I think it is really difficult to pass using this solution during the contest.

Wow, I thought about this solution and suggested 900 to be too easy.) What's the problem with knapsack?

If you're asking me, there was no problem, except for the fact that I already had 150 lines of cod at the time I realized knapsack was needed. It's not the algorithm itself, but the overall implementation was really hard to code. It's true that the idea itself is not very hard, but the implementation was close to being impossible. The problem was nice, but hard to code, at least for me. 900 is not too much for the idea, but too little for the time spent coding on it

I agree with you, I was coding this solution too, I had about half an hour for that during the contest, but I think I needed at least half an hour more.

I think it was unnecessary to say anything about length of result in 300pts (or change 100 to 1e5). I think it would be interesting part of solving that problem to note that result is always short.

Also this:

For 1e5, I/O would be a bottleneck. Input or output of more than a few thousand values would probably hit some internal limitations of the contest platform. At least that was the case a year or two ago.

How to solve div2 1000 ?

Waiting for Editorial. Is it available?

How to solve div1 250 ?

Both operations are commutative. ( Order does not matter like Multiplication). It is the number of L's and R's in the String that matter. ( To get an idea why is this correct, see how applying operations on {x,y,z} gets you to).

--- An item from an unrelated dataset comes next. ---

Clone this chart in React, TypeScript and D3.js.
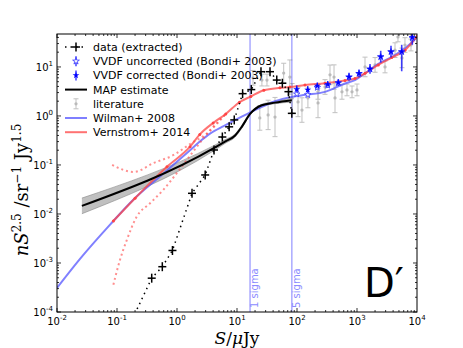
import React, { useEffect, useRef } from 'react'
import * as d3 from 'd3'

// data (extracted): flux S (uJy) and nS^2.5
const dataS = [0.165, 0.379, 0.569, 0.84, 1.78, 2.95, 4.14, 5.7, 7.4, 9.0, 12.4, 17.3, 25.1, 35.5, 46, 57, 72, 82]
const dataV = [5.7e-5, 4.9e-4, 8.4e-4, 1.8e-3, 0.0264, 0.0625, 0.202, 0.372, 0.6, 0.83, 2.85, 3.45, 8.0, 8.0, 5.4, 4.65, 3.13, 1.13]

// MAP estimate with its band
const mapS = [0.026, 4.1, 6.3, 9.3, 12, 16.5, 25.8, 43, 82]
const mapV = [0.0146, 0.22, 0.3, 0.4, 0.6, 1.1, 1.65, 1.87, 2.1]
const mapLo = [0.0101, 0.195, 0.275, 0.37, 0.56, 1.04, 1.58, 1.78, 1.92]
const mapHi = [0.0211, 0.248, 0.327, 0.43, 0.64, 1.16, 1.73, 1.97, 2.32]

// Wilman+ 2008
const wilS = [0.01, 0.024, 0.076, 0.185, 0.52, 1.65, 2.4, 3.6, 6.1, 12, 22, 43, 82, 136, 293, 631, 926, 1360, 2265, 3790, 6300, 10000]
const wilV = [3.1e-4, 1.2e-3, 0.006, 0.0193, 0.058, 0.2, 0.3, 0.44, 0.63, 0.97, 1.4, 2.0, 2.45, 2.7, 3.1, 4.6, 5.4, 7.4, 11.5, 16, 24, 40]

// Vernstrom+ 2014 and its two dotted bounds
const verS = [0.087, 0.2, 0.68, 1.65, 2.4, 4.0, 6.5, 11, 17, 28, 52, 76, 136, 293, 631, 926, 1360, 2265, 3790, 6300, 10000]
const verV = [0.0072, 0.021, 0.092, 0.236, 0.42, 0.72, 1.1, 1.9, 2.5, 3.35, 3.75, 3.9, 4.3, 4.65, 5.3, 5.8, 7.4, 11, 15.5, 22, 42]
const verUpS = [0.083, 0.19, 0.41, 0.88, 1.67, 3.16, 6.5]
const verUpV = [0.1, 0.072, 0.11, 0.16, 0.27, 0.44, 1.1]
const verLoS = [0.087, 0.112, 0.145, 0.213, 0.355, 0.59, 0.99, 1.45, 2.15, 3.5, 6.5]
const verLoV = [3.6e-4, 1.15e-3, 2.9e-3, 8.8e-3, 0.0165, 0.031, 0.068, 0.126, 0.236, 0.5, 1.1]

// VVDF (Bondi+ 2003)
const vvdfS = [99, 151, 218, 325, 488, 736, 1080, 1648, 2483, 3686, 5560, 8350]
const vvdfCor = [3.5, 3.4, 4.1, 4.4, 4.8, 6.3, 7.4, 9.1, 16.2, 20.5, 20.5, 40]
const vvdfUnc = [2.8, 2.7, 3.8, 4.2, 4.7, 6.2, 7.3, 9.0, 16, 20.3, 20.3, 39]
const vvdfErrLo = [0.08, 0.08, 0.07, 0.07, 0.07, 0.08, 0.08, 0.1, 0.12, 0.12, 0.4, 0.15]
const vvdfErrHi = [0.08, 0.08, 0.07, 0.07, 0.07, 0.08, 0.08, 0.1, 0.12, 0.12, 0.14, 0.15]

// literature compilation (dex errors)
const litS = [18.5, 26, 31.6, 43, 33, 24, 76, 83, 104, 121, 152, 224, 224, 293, 414, 430, 562, 681, 826, 1000, 1360, 2000, 2930, 4300, 5620, 6300, 7940, 4820, 355, 60]
const litV = [6.0, 5.4, 5.4, 0.95, 1.05, 0.91, 6.2, 2.3, 1.93, 1.32, 2.33, 3.1, 1.84, 3.9, 6.2, 2.33, 3.1, 3.4, 3.1, 3.4, 10, 11, 10, 22, 15.3, 28, 28, 41, 6.9, 7.5]
const litErr = [0.15, 0.12, 0.12, 0.4, 0.3, 0.25, 0.35, 0.3, 0.3, 0.25, 0.2, 0.15, 0.3, 0.15, 0.25, 0.3, 0.15, 0.12, 0.12, 0.12, 0.2, 0.15, 0.12, 0.15, 0.2, 0.15, 0.12, 0.1, 0.2, 0.2]

const sigmaS = [16.5, 82]
const sigmaLabels = ['1 sigma', '5 sigma']
const xTicks = [-2, -1, 0, 1, 2, 3, 4]
const yTicks = [-4, -3, -2, -1, 0, 1]

const legendLabels = ['data (extracted)', 'VVDF uncorrected (Bondi+ 2003)', 'VVDF corrected (Bondi+ 2003)', 'MAP estimate', 'literature', 'Wilman+ 2008', 'Vernstrom+ 2014']

const BLUE = '#5555ff'
const RED = '#ff4444'

export default function App() {
  const ref = useRef<SVGSVGElement>(null)

  useEffect(() => {
    document.body.style.margin = '0'
    const svg = d3.select(ref.current)
    svg.selectAll('*').remove()
    const left = 57, right = 417, top = 34, bottom = 312
    const x = d3.scaleLog().domain([1e-2, 1e4]).range([left, right])
    const y = d3.scaleLog().domain([1e-4, 47]).range([bottom, top])

    svg.append('defs').append('clipPath').attr('id', 'clip')
      .append('rect').attr('x', left).attr('y', top).attr('width', right - left).attr('height', bottom - top)

    const g = svg.append('g').attr('clip-path', 'url(#clip)')
    const pts = (s: number[], v: number[]) => s.map((d, i) => [d, v[i]] as [number, number])
    const line = d3.line<[number, number]>().x(d => x(d[0])).y(d => y(d[1])).curve(d3.curveMonotoneX)

    // sigma lines
    sigmaS.forEach((s, i) => {
      g.append('line').attr('x1', x(s)).attr('x2', x(s)).attr('y1', top).attr('y2', bottom)
        .style('stroke', '#aaaaff').style('stroke-width', 1.5)
      svg.append('text').attr('transform', `translate(${x(s) + 8},${bottom - 4})rotate(-90)`)
        .style('font-family', 'DejaVu Sans').style('font-size', '10px').style('fill', '#8c8cff')
        .text(sigmaLabels[i])
    })

    // literature
    const lit = g.append('g').style('opacity', 0.4)
    litS.forEach((s, i) => {
      const v = litV[i], e = litErr[i]
      const cx = x(s), y1 = y(v * Math.pow(10, e)), y2 = y(v / Math.pow(10, e))
      lit.append('line').attr('x1', cx).attr('x2', cx).attr('y1', y1).attr('y2', y2).style('stroke', '#666').style('stroke-width', 1)
      ;[y1, y2].forEach(yy => lit.append('line').attr('x1', cx - 2.5).attr('x2', cx + 2.5).attr('y1', yy).attr('y2', yy).style('stroke', '#666'))
      lit.append('circle').attr('cx', cx).attr('cy', y(v)).attr('r', 1.6).style('fill', '#555')
    })

    // MAP band
    const area = d3.area<number>().x((d, i) => x(mapS[i])).y0((d, i) => y(mapLo[i])).y1((d, i) => y(mapHi[i])).curve(d3.curveMonotoneX)
    g.append('path').datum(mapS).attr('d', area).style('fill', '#b0b0b0').style('opacity', 0.8)
    g.append('path').datum(pts(mapS, mapLo)).attr('d', line).style('fill', 'none').style('stroke', '#888').style('stroke-width', 0.6)
    g.append('path').datum(pts(mapS, mapHi)).attr('d', line).style('fill', 'none').style('stroke', '#888').style('stroke-width', 0.6)

    // model curves
    g.append('path').datum(pts(wilS, wilV)).attr('d', line)
      .style('fill', 'none').style('stroke', BLUE).style('stroke-width', 2).style('opacity', 0.75)
    g.append('path').datum(pts(verS, verV)).attr('d', line)
      .style('fill', 'none').style('stroke', RED).style('stroke-width', 2).style('opacity', 0.75)
    g.append('g').selectAll('circle').data(pts(verS, verV)).enter().append('circle')
      .attr('cx', d => x(d[0])).attr('cy', d => y(d[1])).attr('r', 1.5).style('fill', RED)
    ;[pts(verUpS, verUpV), pts(verLoS, verLoV)].forEach(d => {
      g.append('path').datum(d).attr('d', line).style('fill', 'none').style('stroke', RED)
        .style('stroke-width', 2).style('stroke-dasharray', '2,3').style('opacity', 0.6)
    })

    g.append('path').datum(pts(mapS, mapV)).attr('d', line)
      .style('fill', 'none').style('stroke', 'black').style('stroke-width', 2)

    // data extracted
    g.append('path').datum(pts(dataS, dataV)).attr('d', d3.line<[number, number]>().x(d => x(d[0])).y(d => y(d[1])))
      .style('fill', 'none').style('stroke', 'black').style('stroke-width', 1.5).style('stroke-dasharray', '1.5,4')
    const plus = (sel: any, cx: number, cy: number) => {
      sel.append('line').attr('x1', cx - 4).attr('x2', cx + 4).attr('y1', cy).attr('y2', cy).style('stroke', 'black').style('stroke-width', 1.5)
      sel.append('line').attr('x1', cx).attr('x2', cx).attr('y1', cy - 4.5).attr('y2', cy + 4.5).style('stroke', 'black').style('stroke-width', 1.5)
    }
    dataS.forEach((s, i) => { if (i > 0) plus(g, x(s), y(dataV[i])) })

    // VVDF stars
    const star = d3.symbol().type(d3.symbolStar)
    vvdfS.forEach((s, i) => {
      const cx = x(s)
      g.append('line').attr('x1', cx).attr('x2', cx)
        .attr('y1', y(vvdfCor[i] * Math.pow(10, vvdfErrHi[i]))).attr('y2', y(vvdfCor[i] / Math.pow(10, vvdfErrLo[i])))
        .style('stroke', '#1111ff').style('stroke-width', 1.6).style('opacity', 0.8)
      g.append('path').attr('d', star.size(13)()).attr('transform', `translate(${cx},${y(vvdfUnc[i])})`)
        .style('fill', 'white').style('stroke', '#3333ff').style('stroke-width', 0.8)
      g.append('path').attr('d', star.size(15)()).attr('transform', `translate(${cx},${y(vvdfCor[i])})`)
        .style('fill', '#0000ff')
    })

    // frame
    svg.append('rect').attr('x', left).attr('y', top).attr('width', right - left).attr('height', bottom - top)
      .style('fill', 'none').style('stroke', 'black').style('stroke-width', 1)

    // ticks
    const tk = svg.append('g').style('stroke', 'black').style('stroke-width', 0.8)
    for (let e = -2; e < 4; e++) {
      for (let m = 1; m < 10; m++) {
        const xv = x(m * Math.pow(10, e))
        const len = m === 1 ? 4 : 2
        tk.append('line').attr('x1', xv).attr('x2', xv).attr('y1', bottom).attr('y2', bottom - len)
        tk.append('line').attr('x1', xv).attr('x2', xv).attr('y1', top).attr('y2', top + len)
      }
    }
    for (let e = -4; e < 2; e++) {
      for (let m = 1; m < 10; m++) {
        const v = m * Math.pow(10, e)
        if (v > 47) continue
        const yv = y(v)
        const len = m === 1 ? 4 : 2
        tk.append('line').attr('x1', left).attr('x2', left + len).attr('y1', yv).attr('y2', yv)
        tk.append('line').attr('x1', right).attr('x2', right - len).attr('y1', yv).attr('y2', yv)
      }
    }

    // tick labels
    xTicks.forEach(e => {
      const t = svg.append('text').attr('x', x(Math.pow(10, e))).attr('y', bottom + 13)
        .attr('text-anchor', 'middle').style('font-family', 'DejaVu Sans').style('font-size', '10px')
      t.append('tspan').text('10')
      t.append('tspan').attr('dy', -5).style('font-size', '7px').text(e < 0 ? '-' + Math.abs(e) : String(e))
    })
    yTicks.forEach(e => {
      const t = svg.append('text').attr('x', left - 4).attr('y', y(Math.pow(10, e)) + 4)
        .attr('text-anchor', 'end').style('font-family', 'DejaVu Sans').style('font-size', '10px')
      t.append('tspan').text('10')
      t.append('tspan').attr('dy', -5).style('font-size', '7px').text(e < 0 ? '-' + Math.abs(e) : String(e))
    })

    // axis labels
    const yl = svg.append('text').attr('transform', 'translate(28,190)rotate(-90)').attr('text-anchor', 'middle')
      .style('font-family', 'DejaVu Serif').style('font-size', '18px')
    yl.append('tspan').style('font-style', 'italic').text('nS')
    yl.append('tspan').attr('dy', -7).style('font-size', '12px').text('2.5')
    yl.append('tspan').attr('dy', 7).text(' /sr')
    yl.append('tspan').attr('dy', -7).style('font-size', '12px').text('\u22121')
    yl.append('tspan').attr('dy', 7).text(' Jy')
    yl.append('tspan').attr('dy', -7).style('font-size', '12px').text('1.5')

    const xl = svg.append('text').attr('x', 237).attr('y', 344).attr('text-anchor', 'middle')
      .style('font-family', 'DejaVu Serif').style('font-size', '17px')
    xl.append('tspan').style('font-style', 'italic').text('S')
    xl.append('tspan').text('/')
    xl.append('tspan').style('font-style', 'italic').text('\u03bc')
    xl.append('tspan').text('Jy')

    svg.append('text').attr('x', 364).attr('y', 297).style('font-family', 'DejaVu Sans').style('font-size', '40px').text('D\u2032')

    // legend
    const lg = svg.append('g').style('font-family', 'DejaVu Sans').style('font-size', '11px')
    legendLabels.forEach((lab, i) => {
      const ly = 47 + i * 14.2
      lg.append('text').attr('x', 93).attr('y', ly + 4).text(lab)
      const hx = 76
      if (i === 0) {
        lg.append('line').attr('x1', 65).attr('x2', 87).attr('y1', ly).attr('y2', ly)
          .style('stroke', 'black').style('stroke-width', 1.5).style('stroke-dasharray', '1.5,4')
        plus(lg, hx, ly)
      } else if (i === 1 || i === 2) {
        lg.append('line').attr('x1', hx).attr('x2', hx).attr('y1', ly - 5).attr('y2', ly + 5).style('stroke', '#1111ff').style('stroke-width', 1.2)
        lg.append('path').attr('d', star.size(14)()).attr('transform', `translate(${hx},${ly})`)
          .style('fill', i === 1 ? 'white' : '#0000ff').style('stroke', i === 1 ? '#3333ff' : 'none').style('stroke-width', 0.8)
      } else if (i === 3) {
        lg.append('line').attr('x1', 65).attr('x2', 87).attr('y1', ly).attr('y2', ly).style('stroke', 'black').style('stroke-width', 2)
      } else if (i === 4) {
        const lq = lg.append('g').style('opacity', 0.4)
        lq.append('line').attr('x1', hx).attr('x2', hx).attr('y1', ly - 5).attr('y2', ly + 5).style('stroke', '#666')
        lq.append('line').attr('x1', hx - 2.5).attr('x2', hx + 2.5).attr('y1', ly - 5).attr('y2', ly - 5).style('stroke', '#666')
        lq.append('line').attr('x1', hx - 2.5).attr('x2', hx + 2.5).attr('y1', ly + 5).attr('y2', ly + 5).style('stroke', '#666')
        lq.append('circle').attr('cx', hx).attr('cy', ly).attr('r', 1.6).style('fill', '#555')
      } else {
        lg.append('line').attr('x1', 65).attr('x2', 87).attr('y1', ly).attr('y2', ly)
          .style('stroke', i === 5 ? BLUE : RED).style('stroke-width', 2).style('opacity', 0.75)
      }
    })
  }, [])

  return (
    <div style={{ position: 'absolute', left: 0, top: 0 }}>
      <svg ref={ref} width={463} height={348} style={{ display: 'block', background: 'white' }}></svg>
    </div>
  )
}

Answer will overflow very quickly however because each operation doubles the sum of S, so you need to prune "No solution" cases or you will get wrong answer because sometimes overflow will make them equal. I think this is the reason of most failed system tests or challenges.

How will you generate test cases to hack solutions that did not check for overflow, and numbers become equal eventually?

No idea but my solution originally failed in the contest. After some time debugging, I took care of overflow, and AC. I was failing on {1,0} {0,0}.

If someone can explain how, it would be very interesting. I originally thought the probability was very low so didn't handle it. ( << so stupid).

Input some arbitrary vector s (preferably of size 2) into an overflow solution and print the vector after each operation. You'll get a working vector t very quickly.

It's easier than that, just put s = {1,1} and t={0,0}, every time elements of s double and after 64 operations of either L or R, s={2^64,2^64} in long long which is {0,0}.

Who is yanQval? He is 14th-place in this SRM with taking 299.84pts in Div1 300pts, so it means only 40 seconds to solve.

I think it is impossible without cheating, but is it really OK?

can anyone explain Petr's solution for div 1 300?